Grace University also offered an online and on-campus accelerated adult degree completion program for those who were not able to attend traditional undergraduate courses. The Midwestern Higher Education Compact Research Brief 2013 reported that Grace University was ranked Very High for institutional efficiency based on a 4-year graduation rate and ranked second out of 18 independent colleges and universities in Nebraska. The school was ranked Moderate for 6-year graduation rates.

==Athletics==
As a member of the National Christian College Athletic Association (NCCAA), Grace offered sports including basketball, volleyball, and soccer. They also briefly offered men's baseball for several years. The Lady Royals Volleyball team was named Division II National Champions of the NCCAA in 2005. In 2007 and 2008, Grace University hosted the NCCAA Division II Volleyball National Championship. The Royals' head coach Courtney Moore played for Grace from 2005 to 2008 and was an assistant coach for two seasons. In the six seasons Coach Moore had been a part of Grace volleyball, the team has competed at the National level five times to bring home two final four finishes, one National Runner-up finish and one National Championship. The men's soccer team made consecutive appearances in the NCCAA National Tournament in 2002 and 2003.

==Values==
Similar to other private religious schools in the state, Grace University's code of conduct provided students guidelines about morally acceptable behavior: no kissing, no prolonged hugs and no premarital sex. The school also forbid certain television channels which they assert consistently air material contrary to their values. HBO, MTV, and Comedy Central were among the restricted channels "because of the values they promote". The rules are laid out in a student handbook signed by students every year." The Resident Assistants and Deans were charged with upholding the school's code of conduct and holding the students accountable to the university's standards.
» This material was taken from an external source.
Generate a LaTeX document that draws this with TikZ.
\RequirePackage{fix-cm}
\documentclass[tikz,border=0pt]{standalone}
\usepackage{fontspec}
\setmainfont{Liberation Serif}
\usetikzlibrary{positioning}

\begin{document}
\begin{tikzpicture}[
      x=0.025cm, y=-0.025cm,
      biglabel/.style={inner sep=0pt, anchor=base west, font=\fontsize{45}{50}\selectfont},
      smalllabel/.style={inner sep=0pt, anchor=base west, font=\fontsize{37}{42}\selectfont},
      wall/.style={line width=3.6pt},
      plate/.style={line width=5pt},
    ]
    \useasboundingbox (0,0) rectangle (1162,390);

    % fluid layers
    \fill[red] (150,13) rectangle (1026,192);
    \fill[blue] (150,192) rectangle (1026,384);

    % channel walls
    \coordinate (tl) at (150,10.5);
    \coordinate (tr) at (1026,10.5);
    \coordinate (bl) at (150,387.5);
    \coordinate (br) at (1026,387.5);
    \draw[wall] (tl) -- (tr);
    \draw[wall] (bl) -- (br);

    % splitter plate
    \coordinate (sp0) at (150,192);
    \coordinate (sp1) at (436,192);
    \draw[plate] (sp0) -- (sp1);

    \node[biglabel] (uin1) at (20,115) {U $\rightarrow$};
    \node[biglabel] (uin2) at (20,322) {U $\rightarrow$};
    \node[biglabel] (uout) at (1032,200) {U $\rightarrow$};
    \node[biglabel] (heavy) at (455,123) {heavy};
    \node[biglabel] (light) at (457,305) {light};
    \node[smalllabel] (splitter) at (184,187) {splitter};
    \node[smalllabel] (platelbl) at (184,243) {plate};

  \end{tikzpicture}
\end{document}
Ronald Kroll, who heads the accreditation commission for the Association for Biblical Higher Education (ABHE) in Orlando, said it shouldn't be surprising that schools like Grace University have strict rules on a wide range of issues: sex, alcohol, drugs, tobacco, pornography, and gambling. "It's the essence of who they are," Kroll said. "Since these institutions, by and large, are preparing people for biblical ministry or spiritual engagement, they have lifestyle expectations. These are non-negotiable issues."

===Lesbian student expulsion controversy===
During its operation, Grace University received federal Title IV funding under the Higher Education Act of 1965. This prohibited it from discriminating against individuals protected by the Civil Rights Act of 1964, including racial, ethnic, national and religious minorities, and women. However, this does not prohibit discrimination against students based on sex or gender identity, and Grace University received national attention in 2013 after it expelled a lesbian student on the basis of her sexual orientation. Danielle Powell, who was in a prohibited same-sex relationship at the time, was expelled during her last semester at Grace when the university found she had violated the terms of the school's probationary yearlong restoration program. Powell had finished less than 60 percent of the semester when probation began. According to Title IV government requirements, when a student withdraws before that mark, the school must return government scholarship money, leaving her owing a $6300 bill. Despite that, Grace University clearly stated in writing that it was willing to provide transcripts and help Powell transfer to another university, according to Michael James, the school's executive vice president. All students, before admission, were required to sign a document affirming their willingness to abide by the university's community standards, which included a prohibition of same-sex romantic relationships.